Springer Science and Business Media LLC
Title: Harry Potter and the Social Construct. Does Gender-Swap Fanfiction Show Us That We Need to Re-consider Gender Within Children’s Literature?
Description:
AbstractIn this paper I look at how gender is performed in fanfiction, specifically in gender-swap stories within the Harry Potter fandom.
Fanfiction is not constrained by any editorial oversight, and there are no financial considerations attached to either reading or writing it, two facts which make it a unique and essential part of the discourse surrounding children’s literature.
Anyone can write and read it, and there are very few narrative constraints, both of which make the characters and the worlds open to almost infinite types of adaptation.

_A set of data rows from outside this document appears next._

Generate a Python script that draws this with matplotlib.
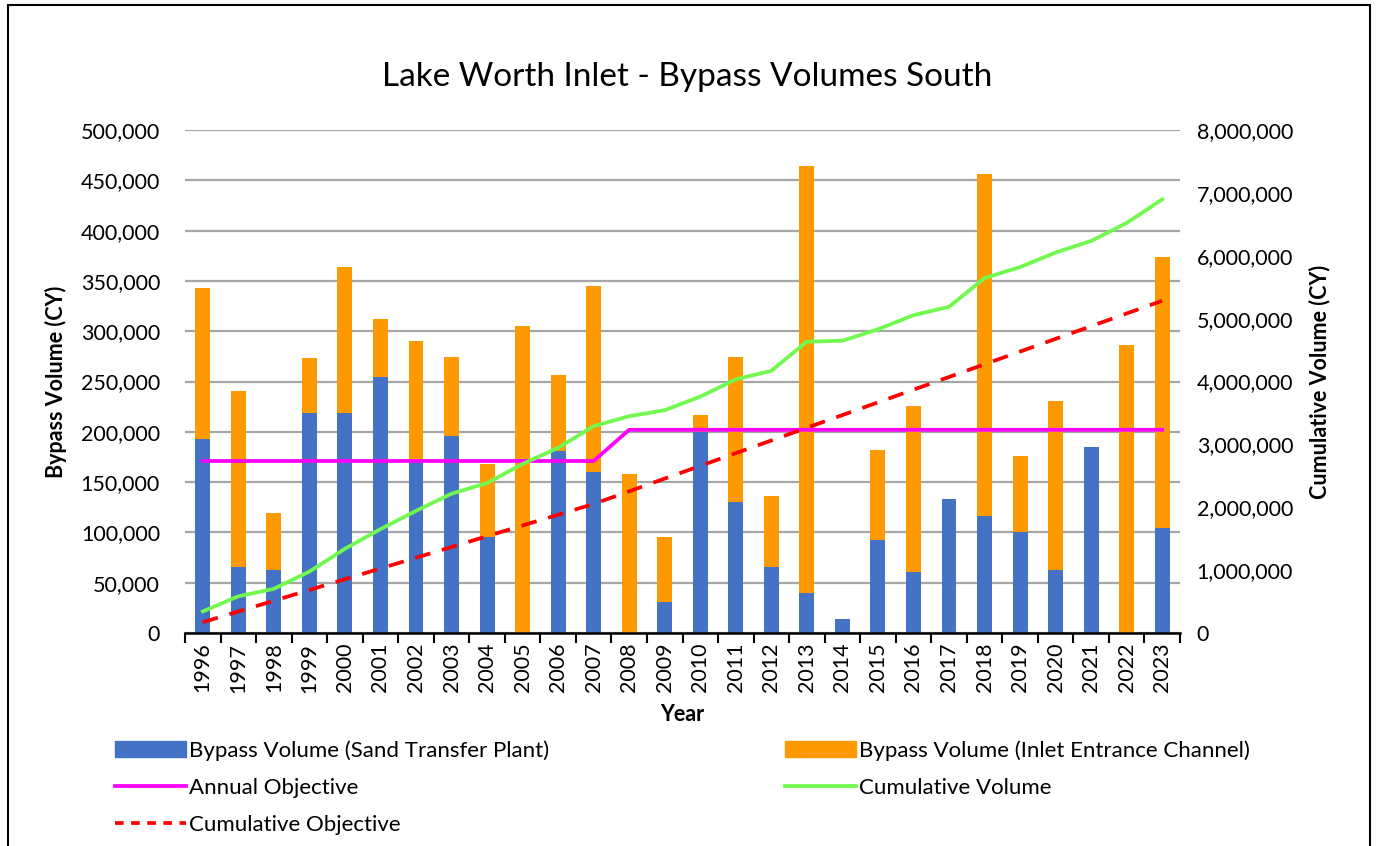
import matplotlib

matplotlib.use("Agg")
import matplotlib.pyplot as plt
from matplotlib.lines import Line2D
from matplotlib.patches import Patch, Rectangle
from matplotlib.ticker import FuncFormatter, MultipleLocator
import numpy as np

plt.rcParams["font.family"] = ["Lato", "DejaVu Sans"]

# --- data ----------------------------------------------------------------
years = [str(y) for y in range(1996, 2024)]
sand_transfer_plant = [
    193000, 66000, 63000, 219000, 219000, 254000, 171000, 196000, 95000, 0,
    181000, 160000, 0, 31000, 200000, 130000, 66000, 40000, 14000, 92000,
    61000, 133000, 116000, 100000, 63000, 185000, 0, 104000,
]
inlet_entrance_channel = [
    150000, 175000, 56000, 54000, 145000, 58000, 119000, 78000, 73000, 305000,
    75000, 185000, 158000, 64000, 17000, 144000, 70000, 424000, 0, 90000,
    165000, 0, 340000, 76000, 168000, 0, 286000, 270000,
]
annual_objective = [171000] * 12 + [202000] * 16
cumulative_volume = [
    343000, 584000, 703000, 976000, 1340000, 1652000, 1942000, 2216000,
    2384000, 2689000, 2945000, 3290000, 3448000, 3543000, 3760000, 4034000,
    4170000, 4634000, 4648000, 4830000, 5055000, 5188000, 5644000, 5820000,
    6051000, 6236000, 6522000, 6896000,
]
cumulative_objective = [
    171000, 342000, 513000, 684000, 855000, 1026000, 1197000, 1368000,
    1539000, 1710000, 1881000, 2052000, 2254000, 2456000, 2658000, 2860000,
    3062000, 3264000, 3466000, 3668000, 3870000, 4072000, 4274000, 4476000,
    4678000, 4880000, 5082000, 5284000,
]

BLUE = "#4472C4"
ORANGE = "#FF9900"
MAGENTA = "#FF00FF"
GREEN = "#72F94F"
RED = "#FF0000"
GRID = "#A6A6A6"
LW = 2.7
FS = 15.5

fig = plt.figure(figsize=(13.78, 8.46), dpi=100)
ax = fig.add_axes([185 / 1378, 1 - 633 / 846, 995 / 1378, 503 / 846])
ax2 = ax.twinx()

x = np.arange(len(years))
ax.bar(x, sand_transfer_plant, width=0.42, color=BLUE, zorder=2)
ax.bar(x, inlet_entrance_channel, width=0.42, bottom=sand_transfer_plant,
       color=ORANGE, zorder=2)
ax.plot(x, annual_objective, color=MAGENTA, lw=LW, zorder=3)
ax2.plot(x, cumulative_volume, color=GREEN, lw=LW)
ax2.plot(x, cumulative_objective, color=RED, lw=LW, dashes=(4.2, 3.2))

ax.set_xlim(-0.5, len(years) - 0.5)
ax.set_ylim(0, 500000)
ax2.set_ylim(0, 8000000)
ax.yaxis.set_major_locator(MultipleLocator(50000))
ax2.yaxis.set_major_locator(MultipleLocator(1000000))
fmt = FuncFormatter(lambda v, _: f"{v:,.0f}")
ax.yaxis.set_major_formatter(fmt)
ax2.yaxis.set_major_formatter(fmt)
ax.grid(axis="y", color=GRID, lw=1.6, zorder=0)
ax.set_axisbelow(True)

ax.set_xticks(x)
ax.set_xticklabels(years, rotation=90, fontsize=FS)
ax.set_xticks(np.arange(-0.5, len(years)), minor=True)
ax.tick_params(axis="x", which="major", length=0, pad=7)
ax.tick_params(axis="x", which="minor", length=7, width=1.5, color="black")
ax.tick_params(axis="y", length=0, labelsize=FS, pad=18)
ax2.tick_params(axis="y", length=0, labelsize=FS, pad=12)

for a in (ax, ax2):
    for side in ("left", "right", "top", "bottom"):
        a.spines[side].set_visible(False)
ax.spines["bottom"].set_visible(True)
ax.spines["bottom"].set_linewidth(1.8)
ax.spines["bottom"].set_zorder(4)

ax.set_xlabel("Year", fontsize=FS, fontweight="bold", labelpad=8)
ax.set_ylabel("Bypass Volume (CY)", fontsize=FS, fontweight="bold", labelpad=10)
ax2.set_ylabel("Cumulative Volume (CY)", fontsize=FS, fontweight="bold",
               labelpad=11)

fig.text(687 / 1378, 1 - 77 / 846, "Lake Worth Inlet - Bypass Volumes South",
         ha="center", va="center", fontsize=24)

# legend: two columns laid out like the original
left_handles = [
    Patch(color=BLUE, label="Bypass Volume (Sand Transfer Plant)"),
    Line2D([], [], color=MAGENTA, lw=LW, label="Annual Objective"),
    Line2D([], [], color=RED, lw=LW, dashes=(2.3, 2.0),
           label="Cumulative Objective"),
]
right_handles = [
    Patch(color=ORANGE, label="Bypass Volume (Inlet Entrance Channel)"),
    Line2D([], [], color=GREEN, lw=LW, label="Cumulative Volume"),
]
leg_kw = dict(frameon=False, fontsize=16, handlelength=3.2, handleheight=0.75,
              handletextpad=0.15, labelspacing=0.78, loc="upper left",
              borderaxespad=0, borderpad=0)
fig.legend(handles=left_handles, bbox_to_anchor=(115 / 1378, 1 - 740 / 846),
           **leg_kw)
fig.legend(handles=right_handles, bbox_to_anchor=(785 / 1378, 1 - 740 / 846),
           **leg_kw)

fig.patches.append(Rectangle((8 / 1378, -0.02), 1362 / 1378, 1 - 5 / 846 + 0.02,
                             transform=fig.transFigure, fill=False,
                             edgecolor="black", lw=1.5))

fig.savefig("out.png", dpi=100)
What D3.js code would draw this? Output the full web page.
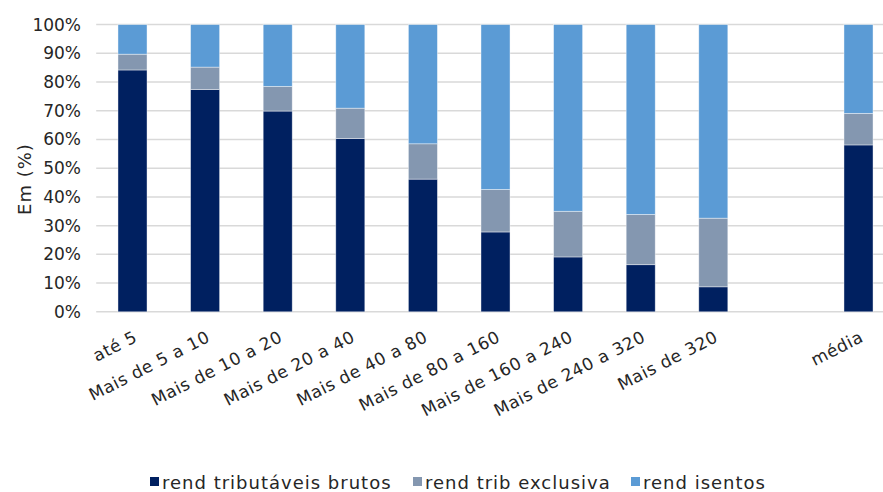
<!DOCTYPE html>
<html>
<head>
<meta charset="utf-8">
<script src="https://cdn.jsdelivr.net/npm/d3@7"></script>
<style>
  html, body { margin: 0; padding: 0; background: #fff; }
  svg { display: block; }
  text { font-family: "DejaVu Sans", sans-serif; fill: #262626; }
</style>
</head>
<body>
<svg id="chart" width="883" height="492"></svg>
<script>
// ---- data ----
const categories = ["até 5", "Mais de 5 a 10", "Mais de 10 a 20", "Mais de 20 a 40", "Mais de 40 a 80",
  "Mais de 80 a 160", "Mais de 160 a 240", "Mais de 240 a 320", "Mais de 320", "", "média"];
const seriesNames = ["rend tributáveis brutos", "rend trib exclusiva", "rend isentos"];
const tributaveis = [84.2, 77.4, 69.9, 60.3, 46.2, 27.8, 19.1, 16.4, 8.7, null, 58.1];
const exclusiva   = [5.5, 7.8, 8.6, 10.6, 12.3, 14.8, 15.9, 17.5, 23.9, null, 11.0];
const isentos     = [10.3, 14.8, 21.5, 29.1, 41.5, 57.4, 65.0, 66.1, 67.4, null, 30.9];
const yTicks = [0, 10, 20, 30, 40, 50, 60, 70, 80, 90, 100];
const yLabel = "Em (%)";
const colors = ["#002060", "#8497B0", "#5B9BD5"];

// ---- layout ----
const svg = d3.select("#chart");
const W = 883, H = 492;
const plot = { left: 96.2, right: 894.8, top: 24.6, bottom: 311.8 };
const slotKeys = categories.map((c, i) => i);

const x = d3.scaleBand().domain(slotKeys).range([plot.left, plot.right])
  .paddingInner(0.6).paddingOuter(0.3);
const y = d3.scaleLinear().domain([0, 100]).range([plot.bottom, plot.top]);

// gridlines
svg.append("g").selectAll("line").data(yTicks).join("line")
  .attr("x1", plot.left).attr("x2", W)
  .attr("y1", d => y(d)).attr("y2", d => y(d))
  .attr("stroke", "#d9d9d9").attr("stroke-width", 1.5);

// y axis labels
const yAxis = d3.axisLeft(y).tickValues(yTicks).tickFormat(d => d + "%").tickSize(0).tickPadding(0);
const gy = svg.append("g").attr("transform", `translate(${81},0)`).call(yAxis);
gy.select(".domain").remove();
gy.selectAll("text").attr("font-size", 17).attr("font-family", "DejaVu Sans").attr("fill", "#262626");

// y title
svg.append("text")
  .attr("transform", `translate(31,179) rotate(-90)`)
  .attr("text-anchor", "middle").attr("font-size", 18).attr("letter-spacing", 1).text(yLabel);

// stacked data
const rows = categories.map((c, i) => ({ i, a: tributaveis[i], b: exclusiva[i], c: isentos[i] }))
  .filter(r => r.a != null);
const stack = d3.stack().keys(["a", "b", "c"]).offset(d3.stackOffsetExpand);
const stacked = stack(rows);

svg.append("g").selectAll("g").data(stacked).join("g")
  .attr("fill", (d, k) => colors[k])
  .selectAll("rect").data(d => d).join("rect")
  .attr("x", d => x(d.data.i))
  .attr("width", x.bandwidth())
  .attr("y", d => y(d[1] * 100))
  .attr("height", d => y(d[0] * 100) - y(d[1] * 100))
  .attr("stroke", "#ffffff").attr("stroke-opacity", 0.55).attr("stroke-width", 0.75);

// x labels
const xAxis = d3.axisBottom(x).tickFormat(i => categories[i]).tickSize(0);
const gx = svg.append("g").attr("transform", `translate(0,${plot.bottom})`).call(xAxis);
gx.select(".domain").remove();
gx.selectAll("text")
  .attr("font-size", 17).attr("font-family", "DejaVu Sans").attr("fill", "#262626")
  .attr("letter-spacing", 0.6)
  .attr("text-anchor", "end")
  .attr("dy", null).attr("y", null)
  .attr("transform", "translate(6,29) rotate(-27)");

// legend
const legendItems = [
  { name: seriesNames[0], color: colors[0], x: 150 },
  { name: seriesNames[1], color: colors[1], x: 413 },
  { name: seriesNames[2], color: colors[2], x: 631 }
];
const lg = svg.append("g").selectAll("g").data(legendItems).join("g")
  .attr("transform", d => `translate(${d.x},477)`);
lg.append("rect").attr("width", 9).attr("height", 9).attr("fill", d => d.color);
lg.append("text").attr("x", 12).attr("y", 12).attr("font-size", 18).attr("letter-spacing", 1)
  .text(d => d.name);
</script>
</body>
</html>
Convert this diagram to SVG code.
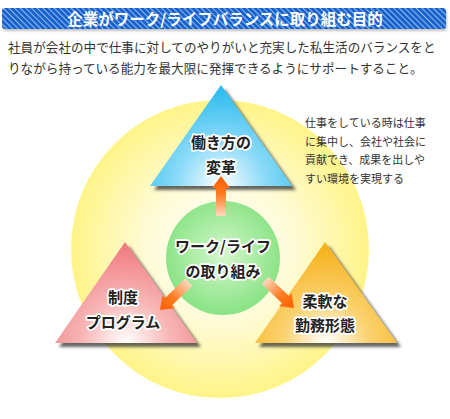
<svg xmlns="http://www.w3.org/2000/svg" width="450" height="419" viewBox="0 0 450 419">
<defs>
<pattern id="stripes" width="4" height="4" patternUnits="userSpaceOnUse" patternTransform="rotate(-45)">
<rect width="4" height="4" fill="#1560cc"/>
<rect x="0" y="0" width="1.1" height="4" fill="#8fb8ee"/>
</pattern>
<radialGradient id="gYellow" cx="220" cy="249" r="149" gradientUnits="userSpaceOnUse">
<stop offset="0" stop-color="#ffffff"/>
<stop offset="0.5" stop-color="#fffbd6"/>
<stop offset="1" stop-color="#fff488"/>
</radialGradient>
<radialGradient id="gGreen" cx="223" cy="255" r="57" gradientUnits="userSpaceOnUse">
<stop offset="0" stop-color="#d4f7cc"/>
<stop offset="1" stop-color="#8ce487"/>
</radialGradient>
<radialGradient id="gBlue" cx="221" cy="186" r="95" gradientUnits="userSpaceOnUse">
<stop offset="0" stop-color="#ffffff"/>
<stop offset="0.45" stop-color="#8fdcf8"/>
<stop offset="1" stop-color="#30bdf0"/>
</radialGradient>
<radialGradient id="gPink" cx="126" cy="343" r="95" gradientUnits="userSpaceOnUse">
<stop offset="0" stop-color="#ffffff"/>
<stop offset="0.45" stop-color="#f8b8b8"/>
<stop offset="1" stop-color="#f07e82"/>
</radialGradient>
<radialGradient id="gOrange" cx="326" cy="343" r="95" gradientUnits="userSpaceOnUse">
<stop offset="0" stop-color="#ffffff"/>
<stop offset="0.45" stop-color="#fbd270"/>
<stop offset="1" stop-color="#f6b21c"/>
</radialGradient>
<linearGradient id="gArrow" x1="0" y1="0" x2="0" y2="40" gradientUnits="userSpaceOnUse">
<stop offset="0" stop-color="#ff5e00"/>
<stop offset="0.45" stop-color="#ff7a20"/>
<stop offset="1" stop-color="#ffd8c0"/>
</linearGradient>
<filter id="shadow" x="-20%" y="-20%" width="140%" height="140%">
<feDropShadow dx="4" dy="4" stdDeviation="1.5" flood-color="#333" flood-opacity="0.75"/>
</filter>
<filter id="barShadow" x="-5%" y="-30%" width="110%" height="160%">
<feDropShadow dx="1" dy="2" stdDeviation="1" flood-color="#999" flood-opacity="0.6"/>
</filter>
<path id="arrow" d="M0,0 L9,12 L5,12 L5,40 L-5,40 L-5,12 L-9,12 Z" fill="url(#gArrow)"/>
</defs>
<style>
.title{font-family:"Noto Sans CJK JP","Noto Sans",sans-serif;font-weight:700;font-size:15.5px;fill:#fff;}
.body{font-family:"Noto Sans CJK JP","Noto Sans",sans-serif;font-size:12.6px;fill:#333;}
.note{font-family:"Noto Sans CJK JP","Noto Sans",sans-serif;font-size:11px;fill:#333;}
.lbl{font-family:"Noto Sans CJK JP","Noto Sans",sans-serif;font-weight:700;font-size:15px;fill:#222;stroke:#fff;stroke-width:3.5px;stroke-linejoin:round;paint-order:stroke;text-anchor:middle;}
</style>
<rect width="450" height="419" fill="#fff"/>

<g id="header">
<rect x="2" y="8" width="444" height="21" rx="3" fill="url(#stripes)" filter="url(#barShadow)"/>
<text class="title" x="225" y="24.5" text-anchor="middle">企業がワーク/ライフバランスに取り組む目的</text>
</g>

<g id="intro">
<text class="body" x="8" y="52">社員が会社の中で仕事に対してのやりがいと充実した私生活のバランスをと</text>
<text class="body" x="8" y="73">りながら持っている能力を最大限に発揮できるようにサポートすること。</text>
</g>

<g id="background-circle">
<circle cx="220" cy="249" r="149" fill="url(#gYellow)"/>
</g>

<g id="note">
<text class="note" x="305" y="127">仕事をしている時は仕事</text>
<text class="note" x="305" y="146">に集中し、会社や社会に</text>
<text class="note" x="305" y="164">貢献でき、成果を出しや</text>
<text class="note" x="305" y="183">すい環境を実現する</text>
</g>

<g id="center">
<circle cx="223" cy="258" r="57" fill="url(#gGreen)"/>
<text class="lbl" x="223" y="252">ワーク/ライフ</text>
<text class="lbl" x="223" y="277">の取り組み</text>
</g>

<g id="top">
<polygon points="221,85 150,186 292,186" fill="url(#gBlue)" filter="url(#shadow)"/>
<text class="lbl" x="221" y="148" font-size="16">働き方の</text>
<text class="lbl" x="221" y="173" font-size="16">変革</text>
</g>

<g id="left">
<polygon points="125,242 55,343 197,343" fill="url(#gPink)" filter="url(#shadow)"/>
<text class="lbl" x="123" y="303">制度</text>
<text class="lbl" x="123" y="328">プログラム</text>
</g>

<g id="right">
<polygon points="325,242 255,343 397,343" fill="url(#gOrange)" filter="url(#shadow)"/>
<text class="lbl" x="325" y="307">柔軟な</text>
<text class="lbl" x="325" y="331">勤務形態</text>
</g>

<g id="connectors">
<use href="#arrow" transform="translate(221,176)"/>
<use href="#arrow" transform="translate(160,310) rotate(-134)"/>
<use href="#arrow" transform="translate(294,308) rotate(134)"/>
</g>
</svg>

Rather than being closed off within a printed text, the characters take on an elasticity which allows them to exist in worlds, relationships and stories outside their source material.
This narrative freedom means fan fictions act not just as textual adaptations, but also social commentaries, narrative sites which are plastic enough to allow writers to project themselves and their opinions onto pre-existing and familiar characters.
This elasticity and textual fluidity lends itself very well to a study of contemporary performances of gender, which in turn reveals how the offline publishing market’s adherence to a patriarchal hegemony continues to produce a gender imbalance in terms of both subject and author privilege, something which doesn’t adequately reflect either the desires or the reading habits of contemporary children and young adults.